Charts and diagrams as code:
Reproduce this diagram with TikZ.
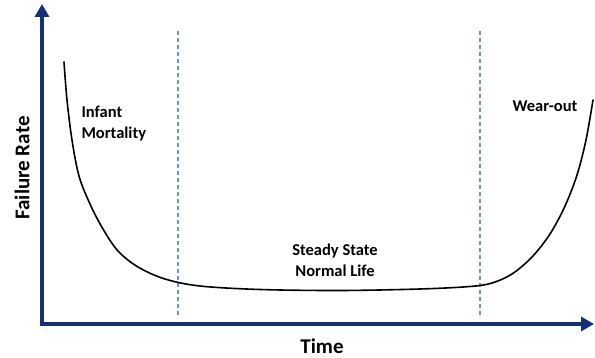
\documentclass[tikz,border=0pt]{standalone}
\usepackage{fontspec}
\setmainfont{Carlito}
\usetikzlibrary{arrows.meta}
\definecolor{axisblue}{RGB}{20,48,120}
\definecolor{phaseblue}{RGB}{100,150,210}
\tikzset{
  axis/.style={axisblue,line width=4.5pt,-{Triangle[length=13pt,width=14pt]}},
  phase/.style={phaseblue,line width=1.2pt,dash pattern=on 4pt off 3pt},
  label/.style={font=\bfseries\fontsize{16.5}{21}\selectfont},
  title/.style={font=\bfseries\fontsize{21}{26}\selectfont}
}
\begin{document}
\begin{tikzpicture}[x=1pt,y=-1pt]
\useasboundingbox (0,0) rectangle (595,358);
\coordinate (origin) at (42,324);
\coordinate (ytop) at (42,4);
\coordinate (xend) at (594,324);
\draw[axis] ([yshift=-2.25pt]origin) -- (ytop);
\draw[axis] ([xshift=-2.25pt]origin) -- (xend);
\draw[phase] (178,31) -- (178,318);
\draw[phase] (480,31) -- (480,318);
\draw[line width=1.6pt,line cap=round] plot[smooth,tension=0.55] coordinates {
  (64,62) (67,100) (72,140) (79,176) (90,204) (103,229) (118,251) (138,267)
  (165,279) (200,286) (260,289.5) (340,290.5) (420,289) (470,286.5) (492,283)
  (512,274) (532,257) (550,234) (565,206) (577,175) (586,140) (593,100)};
\node[label,align=left,anchor=west] (infant) at (78,124) {Infant\\Mortality};
\node[label] (wear) at (545,106) {Wear-out};
\node[label,align=center] (steady) at (335,260) {Steady State\\Normal Life};
\node[title] (time) at (322,346) {Time};
\node[title,rotate=90] (rate) at (22,168) {Failure Rate};
\end{tikzpicture}
\end{document}
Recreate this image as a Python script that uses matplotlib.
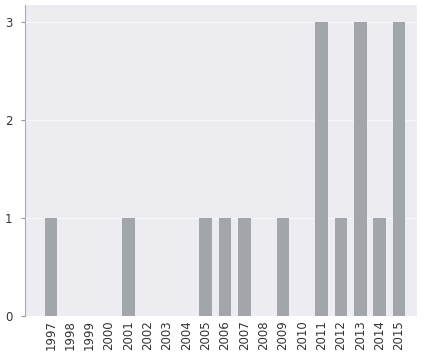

## [Requirement]
Except for the pictures, give all the material above again verbatim.

## [The solution]
Reproduce this diagram with TikZ.
\documentclass[tikz,border=0pt]{standalone}
\usepackage{fontspec}
\setmainfont{Carlito}
\usetikzlibrary{arrows.meta}
\definecolor{axisblue}{RGB}{20,48,120}
\definecolor{phaseblue}{RGB}{100,150,210}
\tikzset{
  axis/.style={axisblue,line width=4.5pt,-{Triangle[length=13pt,width=14pt]}},
  phase/.style={phaseblue,line width=1.2pt,dash pattern=on 4pt off 3pt},
  label/.style={font=\bfseries\fontsize{16.5}{21}\selectfont},
  title/.style={font=\bfseries\fontsize{21}{26}\selectfont}
}
\begin{document}
\begin{tikzpicture}[x=1pt,y=-1pt]
\useasboundingbox (0,0) rectangle (595,358);
\coordinate (origin) at (42,324);
\coordinate (ytop) at (42,4);
\coordinate (xend) at (594,324);
\draw[axis] ([yshift=-2.25pt]origin) -- (ytop);
\draw[axis] ([xshift=-2.25pt]origin) -- (xend);
\draw[phase] (178,31) -- (178,318);
\draw[phase] (480,31) -- (480,318);
\draw[line width=1.6pt,line cap=round] plot[smooth,tension=0.55] coordinates {
  (64,62) (67,100) (72,140) (79,176) (90,204) (103,229) (118,251) (138,267)
  (165,279) (200,286) (260,289.5) (340,290.5) (420,289) (470,286.5) (492,283)
  (512,274) (532,257) (550,234) (565,206) (577,175) (586,140) (593,100)};
\node[label,align=left,anchor=west] (infant) at (78,124) {Infant\\Mortality};
\node[label] (wear) at (545,106) {Wear-out};
\node[label,align=center] (steady) at (335,260) {Steady State\\Normal Life};
\node[title] (time) at (322,346) {Time};
\node[title,rotate=90] (rate) at (22,168) {Failure Rate};
\end{tikzpicture}
\end{document}
Recreate this image as a Python script that uses matplotlib.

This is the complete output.